- Given problem
Please reproduce exactly the lines between the line holding "Generate a Python" and the line holding "ax.set_box_aspect((1, 1, 0.795))", inclusive, leaving out any pictures.
══════════════════════════════
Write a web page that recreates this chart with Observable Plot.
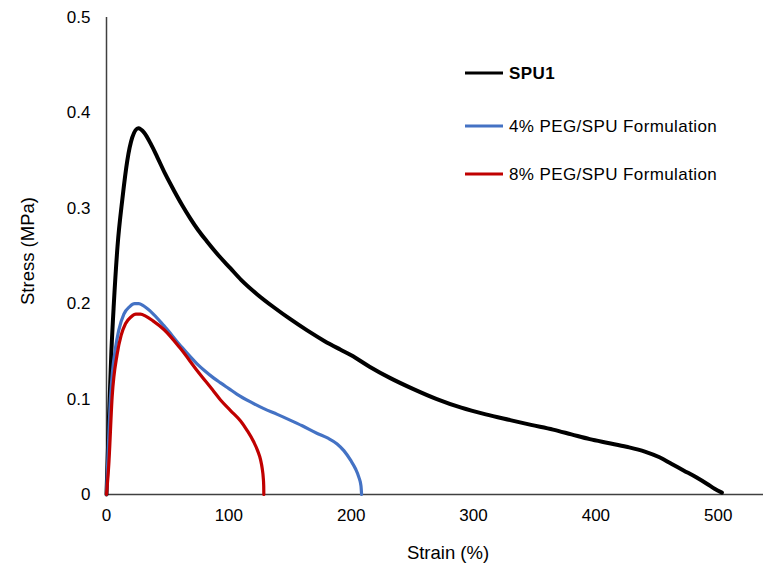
<!DOCTYPE html>
<html>
<head>
<meta charset="utf-8">
<script src="https://cdn.jsdelivr.net/npm/d3@7"></script>
<script src="https://cdn.jsdelivr.net/npm/@observablehq/plot@0.6"></script>
<style>
  html, body { margin: 0; padding: 0; background: #fff; }
  #wrap { position: relative; width: 763px; height: 565px; overflow: hidden; font-family: "Liberation Sans", Arial, sans-serif; }
  #legend { position: absolute; left: 0; top: 0; }
</style>
</head>
<body>
<div id="wrap"><div id="chart"></div><svg id="legend" width="763" height="565"></svg></div>
<script>
// ---- data ----
const seriesNames = ["SPU1", "4% PEG/SPU Formulation", "8% PEG/SPU Formulation"];
const seriesColors = ["#000000", "#4472C4", "#C00000"];

const spu1Strain = [0, 2, 4, 6, 9, 13, 17, 21, 26, 31, 36, 41.4, 48, 55, 62, 68.7, 75, 82.3, 92, 101.4, 110, 123, 137, 150, 164, 178, 191, 200, 215, 232, 250, 270, 290, 310, 330, 347, 365, 380, 395, 410, 425, 440, 452, 462, 472, 482, 491, 497, 503];
const spu1Stress = [0, 0.08, 0.15, 0.2, 0.26, 0.31, 0.35, 0.374, 0.384, 0.379, 0.368, 0.354, 0.336, 0.319, 0.303, 0.289, 0.277, 0.265, 0.25, 0.237, 0.225, 0.21, 0.196, 0.184, 0.172, 0.161, 0.152, 0.146, 0.134, 0.122, 0.111, 0.1, 0.091, 0.084, 0.078, 0.073, 0.068, 0.063, 0.058, 0.054, 0.05, 0.045, 0.039, 0.032, 0.025, 0.018, 0.011, 0.006, 0.002];

const peg4Strain = [0, 1.5, 3.3, 5, 7.4, 10, 14.2, 19, 23, 26.4, 30, 36, 46.9, 60.5, 74, 80, 87.7, 93.2, 100, 106.8, 117.7, 128.6, 139.6, 150, 160, 172.3, 181, 188.5, 194, 199.5, 203.5, 206.3, 208, 208.5];
const peg4Stress = [0, 0.05, 0.102, 0.13, 0.154, 0.172, 0.189, 0.197, 0.2, 0.2, 0.198, 0.192, 0.177, 0.156, 0.137, 0.13, 0.122, 0.117, 0.111, 0.105, 0.097, 0.09, 0.084, 0.078, 0.072, 0.064, 0.059, 0.053, 0.046, 0.036, 0.027, 0.018, 0.009, 0];

const peg8Strain = [0, 1.9, 4.6, 8.7, 12, 15.5, 20, 24, 27.8, 32, 38, 46.9, 60.5, 74, 87.7, 93.2, 101.4, 109.6, 115, 120.4, 123.5, 126, 127.3, 128.1, 128.5, 128.6];
const peg8Stress = [0, 0.032, 0.102, 0.147, 0.167, 0.179, 0.186, 0.189, 0.189, 0.187, 0.182, 0.173, 0.153, 0.13, 0.108, 0.099, 0.088, 0.077, 0.067, 0.055, 0.046, 0.036, 0.027, 0.018, 0.009, 0];

const xTicks = [0, 100, 200, 300, 400, 500];
const yTicks = [0, 0.1, 0.2, 0.3, 0.4, 0.5];
const yTickLabels = ["0", "0.1", "0.2", "0.3", "0.4", "0.5"];
const xTitle = "Strain (%)";
const yTitle = "Stress (MPa)";

// ---- build rows ----
function rows(name, xs, ys) { return xs.map((x, i) => ({series: name, strain: x, stress: ys[i]})); }
const spu1 = rows(seriesNames[0], spu1Strain, spu1Stress);
const peg4 = rows(seriesNames[1], peg4Strain, peg4Stress);
const peg8 = rows(seriesNames[2], peg8Strain, peg8Stress);

const font = "'Liberation Sans', Arial, sans-serif";
const axisColor = "#404040";

const chart = Plot.plot({
  width: 763,
  height: 565,
  marginLeft: 106,
  marginRight: 0,
  marginTop: 17,
  marginBottom: 71,
  style: {fontFamily: font, fontSize: "17px", color: "#000", background: "#fff", overflow: "visible"},
  x: {domain: [0, 537]},
  y: {domain: [0, 0.5]},
  color: {domain: seriesNames, range: seriesColors},
  marks: [
    Plot.axisX(xTicks, {tickSize: 0, tickPadding: 14, label: null, fontSize: 17, fill: "#000"}),
    Plot.axisY(yTicks, {tickSize: 0, tickPadding: 16, label: null, fontSize: 17, fill: "#000",
      tickFormat: d => yTickLabels[yTicks.indexOf(d)]}),
    Plot.ruleY([0], {stroke: axisColor, strokeWidth: 1.5}),
    Plot.ruleX([0], {stroke: axisColor, strokeWidth: 1.5}),
    Plot.line(spu1, {x: "strain", y: "stress", stroke: "series", strokeWidth: 4, curve: "monotone-x"}),
    Plot.line(peg4, {x: "strain", y: "stress", stroke: "series", strokeWidth: 3.2, curve: "monotone-x"}),
    Plot.line(peg8, {x: "strain", y: "stress", stroke: "series", strokeWidth: 3.2, curve: "monotone-x"}),
    Plot.text([xTitle], {text: d => d, frameAnchor: "bottom", textAnchor: "middle", lineAnchor: "middle", dy: 59, dx: 13, fontSize: 18.5, fill: "#000"}),
    Plot.text([yTitle], {text: d => d, frameAnchor: "left", textAnchor: "middle", lineAnchor: "middle", rotate: -90, dx: -78, dy: -5, fontSize: 18.5, fill: "#000"})
  ]
});
document.getElementById("chart").appendChild(chart);

// ---- legend ----
const legend = d3.select("#legend");
const legendRowY = [73, 126, 174];
const g = legend.selectAll("g").data(seriesNames).join("g")
  .attr("transform", (d, i) => `translate(0,${legendRowY[i]})`);
g.append("line").attr("x1", 465).attr("x2", 503).attr("y1", 0).attr("y2", 0)
  .attr("stroke", (d, i) => seriesColors[i]).attr("stroke-width", 3);
g.append("text").attr("x", 509).attr("y", 0).attr("dy", "0.35em")
  .attr("font-family", font).attr("font-size", 17).attr("letter-spacing", 0.4)
  .attr("font-weight", (d, i) => i === 0 ? "bold" : "normal")
  .text(d => d);
</script>
</body>
</html>
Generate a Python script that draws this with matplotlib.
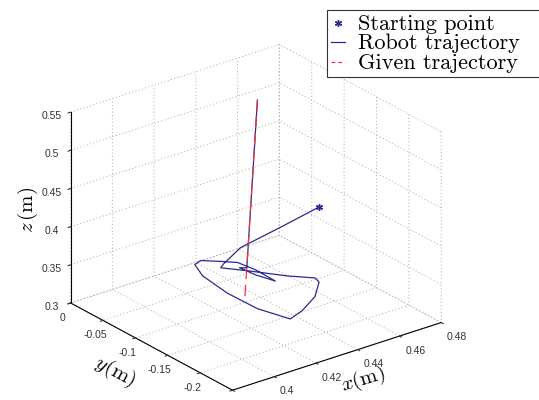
import numpy as np
import matplotlib.pyplot as plt
from matplotlib.ticker import FuncFormatter

plt.rcParams['axes.unicode_minus'] = False
plt.rcParams['mathtext.fontset'] = 'cm'
plt.rcParams['font.family'] = ['Liberation Sans', 'DejaVu Sans']
plt.rcParams['grid.color'] = '#a8a8a8'
plt.rcParams['grid.linestyle'] = (0, (1, 2.5))
plt.rcParams['grid.linewidth'] = 0.7

# robot trajectory (m)
robot_x = [0.465, 0.4508, 0.4362, 0.4285, 0.4275, 0.436, 0.445, 0.4522, 0.4511,
           0.4419, 0.4301, 0.422, 0.4179, 0.4175, 0.4197, 0.4236, 0.4277, 0.4337,
           0.4376, 0.4389, 0.4386, 0.4361, 0.4353, 0.437, 0.4427]
robot_y = [-0.109, -0.0956, -0.0814, -0.080, -0.0787, -0.0928, -0.125, -0.1448, -0.1545,
           -0.1779, -0.196, -0.2038, -0.1664, -0.1216, -0.076, -0.0512, -0.0473, -0.0618,
           -0.0723, -0.0955, -0.1273, -0.1047, -0.0826, -0.0884, -0.0864]
robot_z = [0.400, 0.380, 0.360, 0.345, 0.340, 0.335, 0.335, 0.335, 0.335,
           0.335, 0.335, 0.335, 0.335, 0.335, 0.335, 0.335, 0.335, 0.335,
           0.335, 0.335, 0.335, 0.335, 0.335, 0.336, 0.55]

# given trajectory
given_x = [0.436, 0.4427]
given_y = [-0.0887, -0.0864]
given_z = [0.30, 0.55]

x_ticks = [0.38, 0.40, 0.42, 0.44, 0.46, 0.48]
y_ticks = [-0.25, -0.2, -0.15, -0.1, -0.05, 0]
z_ticks = [0.3, 0.35, 0.4, 0.45, 0.5, 0.55]

fig = plt.figure(figsize=(5.39, 4.0), dpi=100)
ax = fig.add_subplot(projection='3d', proj_type='ortho')
ax.set_position([-0.0556, -0.0775, 1.04, 1.04])
ax.view_init(elev=24.7, azim=-127.8)
ax.set_box_aspect((1, 1, 0.795))

ax.plot(robot_x[:1], robot_y[:1], robot_z[:1], ls='none', marker=(6, 2, 0),
        ms=5, mew=1.0, color='#2a2a90', label='Starting point')
ax.plot(robot_x, robot_y, robot_z, color='#2a2a90', lw=0.9, label='Robot trajectory')
ax.plot(given_x, given_y, given_z, color='#ee3344', lw=0.9, ls=(0, (9, 4.5)),
        label='Given trajectory')

ax.set_xlim(0.38, 0.48)
ax.set_ylim(-0.25, 0)
ax.set_zlim(0.3, 0.55)
ax.set_xticks(x_ticks)
ax.set_yticks(y_ticks)
ax.set_zticks(z_ticks)
fmt = FuncFormatter(lambda v, p: '%g' % round(v, 3))
for axis in (ax.xaxis, ax.yaxis, ax.zaxis):
    axis.set_major_formatter(fmt)
    axis.set_pane_color((1, 1, 1, 0))
    axis.pane.set_edgecolor('none')
    axis.line.set_color('k')
    axis.line.set_linewidth(0.8)
    axis._axinfo['tick']['inward_factor'] = 0.15
    axis._axinfo['tick']['outward_factor'] = 0.0
ax.tick_params(labelsize=7.5, colors='#333333', pad=0)
ax.tick_params(axis='x', pad=-2.5)
ax.tick_params(axis='y', pad=-2)
for lab in ax.get_xticklabels():
    lab.set_ha('left')

fig.text(0.213, 0.07, r'$y(\mathrm{m})$', fontsize=15, rotation=-28, ha='center', va='center')
fig.text(0.673, 0.05, r'$x(\mathrm{m})$', fontsize=15, rotation=17, ha='center', va='center')
fig.text(0.052, 0.475, r'$z\,(\mathrm{m})$', fontsize=15, rotation=90, ha='center', va='center')

leg = fig.legend(loc='upper left', bbox_to_anchor=(0.6067, 0.975, 0.404, 0.0), mode='expand',
                 prop={'family': 'cmr10', 'size': 16}, frameon=True, fancybox=False,
                 edgecolor='k', handlelength=0.6, handletextpad=0.6, borderpad=0.2,
                 labelspacing=0.0, borderaxespad=0, handleheight=0.5)
leg.get_frame().set_linewidth(0.8)
leg.get_lines()[2].set_linestyle((0, (3, 2.5)))

fig.savefig('out.png', dpi=100)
══════════════════════════════
- Response below
Generate a Python script that draws this with matplotlib.
import numpy as np
import matplotlib.pyplot as plt
from matplotlib.ticker import FuncFormatter

plt.rcParams['axes.unicode_minus'] = False
plt.rcParams['mathtext.fontset'] = 'cm'
plt.rcParams['font.family'] = ['Liberation Sans', 'DejaVu Sans']
plt.rcParams['grid.color'] = '#a8a8a8'
plt.rcParams['grid.linestyle'] = (0, (1, 2.5))
plt.rcParams['grid.linewidth'] = 0.7

# robot trajectory (m)
robot_x = [0.465, 0.4508, 0.4362, 0.4285, 0.4275, 0.436, 0.445, 0.4522, 0.4511,
           0.4419, 0.4301, 0.422, 0.4179, 0.4175, 0.4197, 0.4236, 0.4277, 0.4337,
           0.4376, 0.4389, 0.4386, 0.4361, 0.4353, 0.437, 0.4427]
robot_y = [-0.109, -0.0956, -0.0814, -0.080, -0.0787, -0.0928, -0.125, -0.1448, -0.1545,
           -0.1779, -0.196, -0.2038, -0.1664, -0.1216, -0.076, -0.0512, -0.0473, -0.0618,
           -0.0723, -0.0955, -0.1273, -0.1047, -0.0826, -0.0884, -0.0864]
robot_z = [0.400, 0.380, 0.360, 0.345, 0.340, 0.335, 0.335, 0.335, 0.335,
           0.335, 0.335, 0.335, 0.335, 0.335, 0.335, 0.335, 0.335, 0.335,
           0.335, 0.335, 0.335, 0.335, 0.335, 0.336, 0.55]

# given trajectory
given_x = [0.436, 0.4427]
given_y = [-0.0887, -0.0864]
given_z = [0.30, 0.55]

x_ticks = [0.38, 0.40, 0.42, 0.44, 0.46, 0.48]
y_ticks = [-0.25, -0.2, -0.15, -0.1, -0.05, 0]
z_ticks = [0.3, 0.35, 0.4, 0.45, 0.5, 0.55]

fig = plt.figure(figsize=(5.39, 4.0), dpi=100)
ax = fig.add_subplot(projection='3d', proj_type='ortho')
ax.set_position([-0.0556, -0.0775, 1.04, 1.04])
ax.view_init(elev=24.7, azim=-127.8)
ax.set_box_aspect((1, 1, 0.795))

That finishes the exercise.